Jika pejabatnya saja tidak kompak, apalagi pendukung dan buzzernya yang memang sejak awal lebih senang adanya konflik dibanding perdamaian antara dua kutub politik yang berbeda. Perilaku buzzer saat covid-19 ini sangat memuakkan, karena senantiasa mengaitkan segala langkah pemerintah atau oposisi sebagai bagian dari manuver politik. Hal ini membuat masyarakat semakin bingung dan fokus penanganan pandemic teralihkan menjadi debat kusir di media massa. Para pihak yang didukung oleh influencer atau buzzer semestinya bisa meredam cuitan-cuitan buzzer yang kontra produktif dengan penanganan corona.

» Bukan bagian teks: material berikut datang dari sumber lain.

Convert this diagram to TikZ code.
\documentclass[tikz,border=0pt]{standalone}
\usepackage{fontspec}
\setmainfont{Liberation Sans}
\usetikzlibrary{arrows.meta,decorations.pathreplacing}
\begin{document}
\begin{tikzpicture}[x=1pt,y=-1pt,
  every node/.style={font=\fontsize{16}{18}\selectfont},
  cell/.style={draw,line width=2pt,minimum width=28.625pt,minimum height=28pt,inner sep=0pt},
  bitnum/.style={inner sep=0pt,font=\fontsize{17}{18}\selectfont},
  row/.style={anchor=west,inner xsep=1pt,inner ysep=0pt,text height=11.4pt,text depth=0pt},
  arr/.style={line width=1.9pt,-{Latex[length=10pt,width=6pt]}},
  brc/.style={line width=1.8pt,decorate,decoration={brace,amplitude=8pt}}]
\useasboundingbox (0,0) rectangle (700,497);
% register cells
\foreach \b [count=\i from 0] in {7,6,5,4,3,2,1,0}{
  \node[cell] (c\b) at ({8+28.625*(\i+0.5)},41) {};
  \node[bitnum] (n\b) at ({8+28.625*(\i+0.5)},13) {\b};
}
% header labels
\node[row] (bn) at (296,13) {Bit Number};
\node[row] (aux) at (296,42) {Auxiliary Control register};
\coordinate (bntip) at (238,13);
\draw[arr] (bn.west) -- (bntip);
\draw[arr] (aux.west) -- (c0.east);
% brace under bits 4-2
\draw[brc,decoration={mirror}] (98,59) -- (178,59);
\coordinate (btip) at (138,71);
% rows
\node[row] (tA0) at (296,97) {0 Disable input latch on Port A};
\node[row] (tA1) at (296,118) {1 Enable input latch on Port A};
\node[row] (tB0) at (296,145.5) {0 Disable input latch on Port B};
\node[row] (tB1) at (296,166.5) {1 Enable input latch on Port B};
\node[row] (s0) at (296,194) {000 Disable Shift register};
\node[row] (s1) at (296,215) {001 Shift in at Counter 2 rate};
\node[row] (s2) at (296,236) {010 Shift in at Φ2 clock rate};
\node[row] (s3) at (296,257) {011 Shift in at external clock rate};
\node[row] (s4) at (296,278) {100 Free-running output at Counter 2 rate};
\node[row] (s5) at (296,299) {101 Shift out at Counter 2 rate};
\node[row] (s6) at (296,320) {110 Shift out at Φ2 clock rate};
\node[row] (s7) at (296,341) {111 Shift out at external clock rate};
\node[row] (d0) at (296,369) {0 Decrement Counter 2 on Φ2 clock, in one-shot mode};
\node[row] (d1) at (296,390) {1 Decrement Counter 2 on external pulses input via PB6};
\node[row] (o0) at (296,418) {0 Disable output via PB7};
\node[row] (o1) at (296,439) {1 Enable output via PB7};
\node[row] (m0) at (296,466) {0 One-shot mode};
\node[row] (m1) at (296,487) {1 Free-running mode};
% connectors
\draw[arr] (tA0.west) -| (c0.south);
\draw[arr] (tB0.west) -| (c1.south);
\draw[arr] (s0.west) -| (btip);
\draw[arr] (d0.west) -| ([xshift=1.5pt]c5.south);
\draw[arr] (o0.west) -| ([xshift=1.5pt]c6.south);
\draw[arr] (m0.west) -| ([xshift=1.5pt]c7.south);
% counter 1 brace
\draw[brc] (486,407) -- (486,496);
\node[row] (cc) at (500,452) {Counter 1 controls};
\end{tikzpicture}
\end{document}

Kebersamaan dan kekompakan adalah kunci utama bangsa kita dalam menghadapi Covid-19. Hal ini perlu diteladankan dahulu oleh para pejabatnya agar rakyat bisa mengikuti. SBY bisa menjadi contoh bagaimana merekatkan beragam elemen politik untuk bersama mendukung kebijakannya, walaupun bukan berarti pada masa SBY tidak ada oposisi. Pada periode pertamanya, tagline yang diusung SBY adalah Bersama Kita Bisa, sebuah tagline yang perlu kita hidupkan kembali dan praktikan dalam penanganan pandemic secara menyeluruh.